Input and output variables: Drawing upon established scholarly work, carbon emission performance is predominantly assessed utilizing capital, labor, and energy as inputs, with outputs categorized as desirable and undesirable (Haider & Mishra, 2021; Wang & Shao, 2022). In the present study, capital input is quantified through capital stock. Given the absence of official municipal-level capital stock statistics in China, the perpetual inventory method is employed to estimate urban capital stock (Li & Ma, 2021; Lin & Tan, 2016). Labor input is proxied by year-end urban employment statistics (Guo et al., 2018). Owing to the unavailability of granular energy consumption data at the city level, this investigation adopts the approach of Fu et al. (2021), utilizing urban electricity consumption as a proxy for energy input. Desirable output is represented by urban gross domestic product, serving as an indicator of economic expansion, whereas undesirable output is gauged by municipal carbon dioxide emissions.

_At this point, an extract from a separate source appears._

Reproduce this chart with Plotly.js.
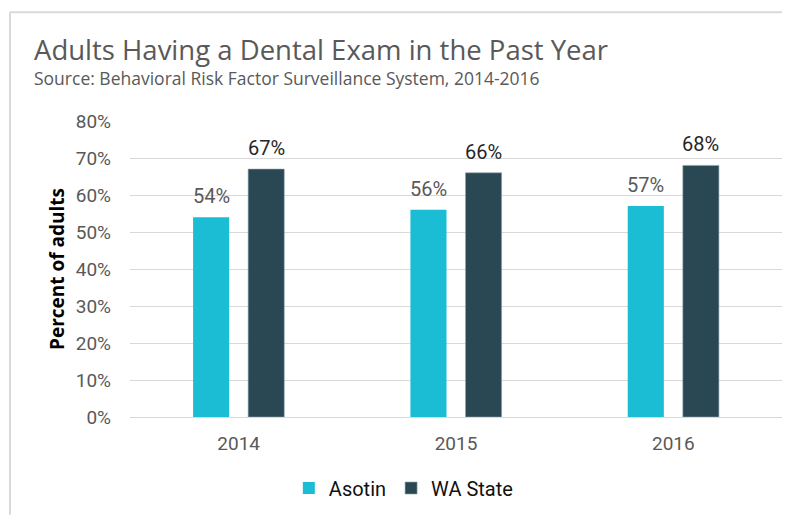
<!DOCTYPE html>
<html>
<head>
<meta charset="utf-8">
<script src="https://cdn.plot.ly/plotly-3.0.1.min.js"></script>
<style>html,body{margin:0;padding:0;background:#fff;}#chart{width:792px;height:518px;}</style>
</head>
<body>
<div id="chart"></div>
<script>
const years = ["2014", "2015", "2016"];
const asotin = [54, 56, 57];
const waState = [67, 66, 68];
const seriesNames = ["Asotin", "WA State"];
const yTicks = [0, 10, 20, 30, 40, 50, 60, 70, 80];

const pct = v => v + "%";

const traces = [
  {
    type: "bar", name: seriesNames[0], x: years, y: asotin,
    marker: {color: "#1bbdd4"},
    hoverinfo: "skip"
  },
  {
    type: "bar", name: seriesNames[1], x: years, y: waState,
    marker: {color: "#2a4853", line: {color: "#8fa3ab", width: 0.6}},
    hoverinfo: "skip"
  }
];

// data labels, placed from the data values through the axes (x = category index)
const labelAnns = [];
years.forEach((yr, i) => {
  labelAnns.push({xref: "x", yref: "y", x: i, y: asotin[i], xshift: -27.5, yshift: 7,
    xanchor: "center", yanchor: "bottom", showarrow: false, text: pct(asotin[i]),
    font: {family: "Roboto", size: 20, color: "#595959"}});
  labelAnns.push({xref: "x", yref: "y", x: i, y: waState[i], xshift: 27.5, yshift: 7,
    xanchor: "center", yanchor: "bottom", showarrow: false, text: pct(waState[i]),
    font: {family: "Roboto", size: 20, color: "#262626"}});
});

const layout = {
  width: 792, height: 518,
  margin: {l: 130, r: 10, t: 121, b: 97},
  paper_bgcolor: "#fff", plot_bgcolor: "#fff",
  barmode: "group", bargap: 0.493, bargroupgap: 0.345,
  showlegend: true,
  legend: {
    orientation: "h", x: 0.42, xanchor: "center", y: -0.24, yanchor: "middle",
    font: {family: "Roboto", size: 20, color: "#111"},
    itemwidth: 30, traceorder: "normal"
  },
  xaxis: {
    type: "category", range: [-0.5, years.length - 0.5],
    showgrid: false, zeroline: false,
    showline: false, ticks: "",
    tickfont: {family: "Roboto", size: 19, color: "#595959"},
    ticklabelstandoff: 13
  },
  yaxis: {
    range: [0, 80], tickvals: yTicks, ticktext: yTicks.map(pct),
    showgrid: true, gridcolor: "#d9d9d9", gridwidth: 1,
    zeroline: true, zerolinecolor: "#d9d9d9", zerolinewidth: 1,
    showline: false, ticks: "",
    tickfont: {family: "Roboto", size: 19, color: "#595959"},
    ticklabelstandoff: 18,
    title: {text: "<b>Percent of adults</b>", standoff: 6,
            font: {family: "Open Sans", size: 19, color: "#000"}}
  },
  annotations: [
    {xref: "paper", yref: "paper", x: -0.15, y: 1.243, xanchor: "left", yanchor: "middle",
     text: "Adults Having a Dental Exam in the Past Year", showarrow: false,
     font: {family: "Open Sans", size: 27.5, color: "#595959"}},
    {xref: "paper", yref: "paper", x: -0.15, y: 1.145, xanchor: "left", yanchor: "middle",
     text: "Source: Behavioral Risk Factor Surveillance System, 2014-2016", showarrow: false,
     font: {family: "Open Sans", size: 17.5, color: "#595959"}}
  ].concat(labelAnns),
  shapes: [
    {type: "line", xref: "paper", yref: "paper", x0: -0.184, x1: 1.0, y0: 1.367, y1: 1.367,
     line: {color: "#d9d9d9", width: 2}},
    {type: "line", xref: "paper", yref: "paper", x0: -0.184, x1: -0.184, y0: 1.367, y1: -0.33,
     line: {color: "#d9d9d9", width: 2}}
  ]
};

Plotly.newPlot("chart", traces, layout, {staticPlot: true, displayModeBar: false});
</script>
</body>
</html>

Empirical variables: The dependent variable in this article is total carbon performance index denoted as TCPI. The article uses national circulation node cities as a quasi-natural experiment, with the dummy variable Treat_i indicating whether it is an experimental group city, and the dummy variable Time_t indicating whether the experimental group city became a national circulation node city in that year. Therefore, the interaction term Treat_i × Time_t is the core explanatory variable of this article.

To mitigate potential omitted variable bias, this investigation integrates a series of control variables widely utilized in existing scholarship, encompassing economic development level (PGDP), financial development (FI), urbanization (UR), external openness (OP), industrial structure advancement (IS), and human capital (HC; Hu et al., 2020; Wang & Shao, 2022; Zhu et al., 2022). Economic development is operationalized as the natural logarithm of per capita GDP (Murshed et al., 2022). Financial development is proxied by the ratio of total loans and deposits to GDP (Rasoulinezhad & Taghizadeh-Hesary, 2022). Urbanization is quantified by the proportion of urban population relative to the total population (Chai et al., 2023; Wang, Long, et al., 2024). Openness is captured through the ratio of actually utilized foreign direct investment to GDP (Liu et al., 2024; Song et al., 2021). Regarding industrial structure advancement, this analysis adheres to the methodology established by Liu and Zhang (2008), defining it as the product of intersectoral proportional relations and labor productivity, computed as follows:

ES = \sum_{m = 1}^{3} \frac{Y_{m}}{Y} \times L P_{m}

(3)

In this context, ES denotes the advancement of industrial structure, while LP stands for labor productivity. LP is calculated by dividing the regional industrial value added by the number of employed persons at the end of the period. A higher ES value indicates a more advanced industrial structure. The level of human capital is measured by the number of university students per 10,000 people (Xue et al., 2021).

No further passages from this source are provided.